#### [Data]
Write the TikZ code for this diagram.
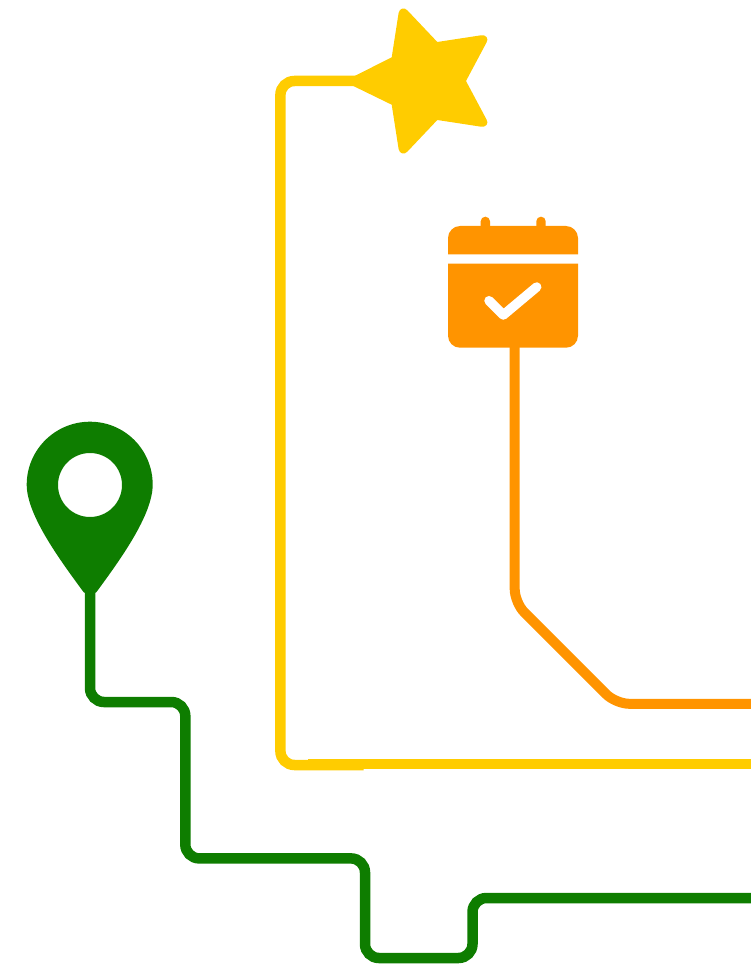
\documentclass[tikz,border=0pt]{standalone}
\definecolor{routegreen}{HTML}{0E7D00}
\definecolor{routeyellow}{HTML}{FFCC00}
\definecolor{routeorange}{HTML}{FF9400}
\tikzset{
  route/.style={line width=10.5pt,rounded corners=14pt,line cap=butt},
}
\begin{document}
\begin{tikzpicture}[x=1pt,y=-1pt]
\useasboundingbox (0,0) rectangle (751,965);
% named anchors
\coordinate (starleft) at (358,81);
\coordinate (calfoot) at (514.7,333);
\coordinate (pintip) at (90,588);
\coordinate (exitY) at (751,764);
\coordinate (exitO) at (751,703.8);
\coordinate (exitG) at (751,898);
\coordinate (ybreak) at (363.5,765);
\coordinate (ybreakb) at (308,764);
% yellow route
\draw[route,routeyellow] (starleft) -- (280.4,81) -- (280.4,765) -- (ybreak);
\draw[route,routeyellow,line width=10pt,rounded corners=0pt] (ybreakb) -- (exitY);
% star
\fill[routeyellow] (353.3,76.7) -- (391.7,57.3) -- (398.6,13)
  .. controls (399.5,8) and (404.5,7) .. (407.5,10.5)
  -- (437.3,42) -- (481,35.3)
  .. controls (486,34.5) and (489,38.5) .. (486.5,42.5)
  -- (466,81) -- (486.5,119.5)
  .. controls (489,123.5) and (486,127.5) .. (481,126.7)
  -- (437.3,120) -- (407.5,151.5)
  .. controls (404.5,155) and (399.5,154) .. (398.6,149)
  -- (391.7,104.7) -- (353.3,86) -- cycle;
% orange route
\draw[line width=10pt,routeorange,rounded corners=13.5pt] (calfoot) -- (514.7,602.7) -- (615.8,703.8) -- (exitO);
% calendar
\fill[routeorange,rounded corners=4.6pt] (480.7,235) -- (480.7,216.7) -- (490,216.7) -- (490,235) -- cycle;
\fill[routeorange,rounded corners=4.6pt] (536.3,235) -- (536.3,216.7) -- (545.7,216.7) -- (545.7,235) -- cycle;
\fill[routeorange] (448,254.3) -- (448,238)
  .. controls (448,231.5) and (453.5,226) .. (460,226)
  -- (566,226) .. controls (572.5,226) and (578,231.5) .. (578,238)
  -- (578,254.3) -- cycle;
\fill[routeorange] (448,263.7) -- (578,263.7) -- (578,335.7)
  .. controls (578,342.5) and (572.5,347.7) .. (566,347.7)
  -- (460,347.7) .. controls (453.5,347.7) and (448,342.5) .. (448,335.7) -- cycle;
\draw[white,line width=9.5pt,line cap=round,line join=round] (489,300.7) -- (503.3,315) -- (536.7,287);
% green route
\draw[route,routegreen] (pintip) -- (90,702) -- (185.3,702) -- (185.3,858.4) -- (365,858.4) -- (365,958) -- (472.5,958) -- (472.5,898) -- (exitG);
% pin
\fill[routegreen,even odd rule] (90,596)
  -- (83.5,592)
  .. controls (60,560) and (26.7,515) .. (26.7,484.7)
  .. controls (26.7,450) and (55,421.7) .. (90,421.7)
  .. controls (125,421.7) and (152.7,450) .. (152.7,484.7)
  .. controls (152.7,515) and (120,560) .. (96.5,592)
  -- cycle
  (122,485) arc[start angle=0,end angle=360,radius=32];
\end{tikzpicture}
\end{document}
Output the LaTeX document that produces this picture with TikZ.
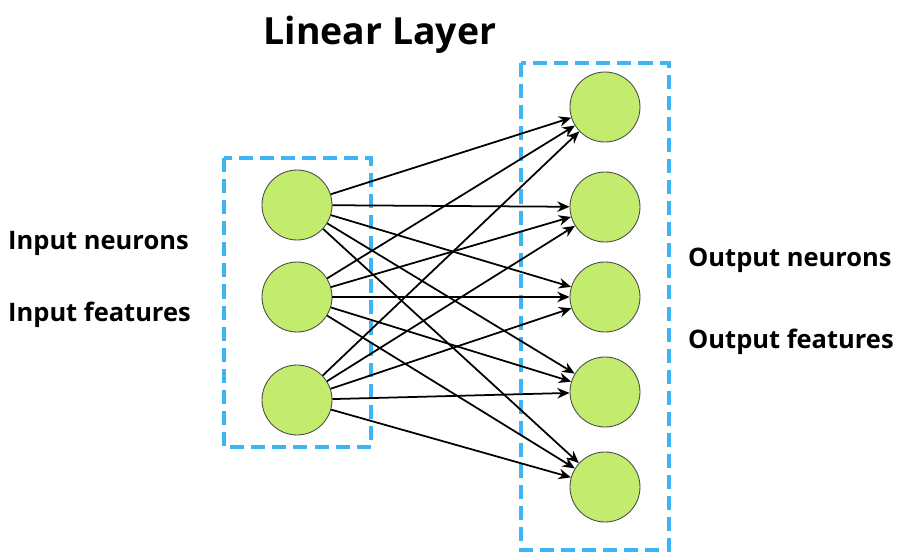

#### [What is expected]
Write out every record above exactly as it stands, but leave out the pictures.

#### [Result for this exercise]
Write the TikZ code for this diagram.
\documentclass[tikz,border=0pt]{standalone}
\definecolor{routegreen}{HTML}{0E7D00}
\definecolor{routeyellow}{HTML}{FFCC00}
\definecolor{routeorange}{HTML}{FF9400}
\tikzset{
  route/.style={line width=10.5pt,rounded corners=14pt,line cap=butt},
}
\begin{document}
\begin{tikzpicture}[x=1pt,y=-1pt]
\useasboundingbox (0,0) rectangle (751,965);
% named anchors
\coordinate (starleft) at (358,81);
\coordinate (calfoot) at (514.7,333);
\coordinate (pintip) at (90,588);
\coordinate (exitY) at (751,764);
\coordinate (exitO) at (751,703.8);
\coordinate (exitG) at (751,898);
\coordinate (ybreak) at (363.5,765);
\coordinate (ybreakb) at (308,764);
% yellow route
\draw[route,routeyellow] (starleft) -- (280.4,81) -- (280.4,765) -- (ybreak);
\draw[route,routeyellow,line width=10pt,rounded corners=0pt] (ybreakb) -- (exitY);
% star
\fill[routeyellow] (353.3,76.7) -- (391.7,57.3) -- (398.6,13)
  .. controls (399.5,8) and (404.5,7) .. (407.5,10.5)
  -- (437.3,42) -- (481,35.3)
  .. controls (486,34.5) and (489,38.5) .. (486.5,42.5)
  -- (466,81) -- (486.5,119.5)
  .. controls (489,123.5) and (486,127.5) .. (481,126.7)
  -- (437.3,120) -- (407.5,151.5)
  .. controls (404.5,155) and (399.5,154) .. (398.6,149)
  -- (391.7,104.7) -- (353.3,86) -- cycle;
% orange route
\draw[line width=10pt,routeorange,rounded corners=13.5pt] (calfoot) -- (514.7,602.7) -- (615.8,703.8) -- (exitO);
% calendar
\fill[routeorange,rounded corners=4.6pt] (480.7,235) -- (480.7,216.7) -- (490,216.7) -- (490,235) -- cycle;
\fill[routeorange,rounded corners=4.6pt] (536.3,235) -- (536.3,216.7) -- (545.7,216.7) -- (545.7,235) -- cycle;
\fill[routeorange] (448,254.3) -- (448,238)
  .. controls (448,231.5) and (453.5,226) .. (460,226)
  -- (566,226) .. controls (572.5,226) and (578,231.5) .. (578,238)
  -- (578,254.3) -- cycle;
\fill[routeorange] (448,263.7) -- (578,263.7) -- (578,335.7)
  .. controls (578,342.5) and (572.5,347.7) .. (566,347.7)
  -- (460,347.7) .. controls (453.5,347.7) and (448,342.5) .. (448,335.7) -- cycle;
\draw[white,line width=9.5pt,line cap=round,line join=round] (489,300.7) -- (503.3,315) -- (536.7,287);
% green route
\draw[route,routegreen] (pintip) -- (90,702) -- (185.3,702) -- (185.3,858.4) -- (365,858.4) -- (365,958) -- (472.5,958) -- (472.5,898) -- (exitG);
% pin
\fill[routegreen,even odd rule] (90,596)
  -- (83.5,592)
  .. controls (60,560) and (26.7,515) .. (26.7,484.7)
  .. controls (26.7,450) and (55,421.7) .. (90,421.7)
  .. controls (125,421.7) and (152.7,450) .. (152.7,484.7)
  .. controls (152.7,515) and (120,560) .. (96.5,592)
  -- cycle
  (122,485) arc[start angle=0,end angle=360,radius=32];
\end{tikzpicture}
\end{document}
Output the LaTeX document that produces this picture with TikZ.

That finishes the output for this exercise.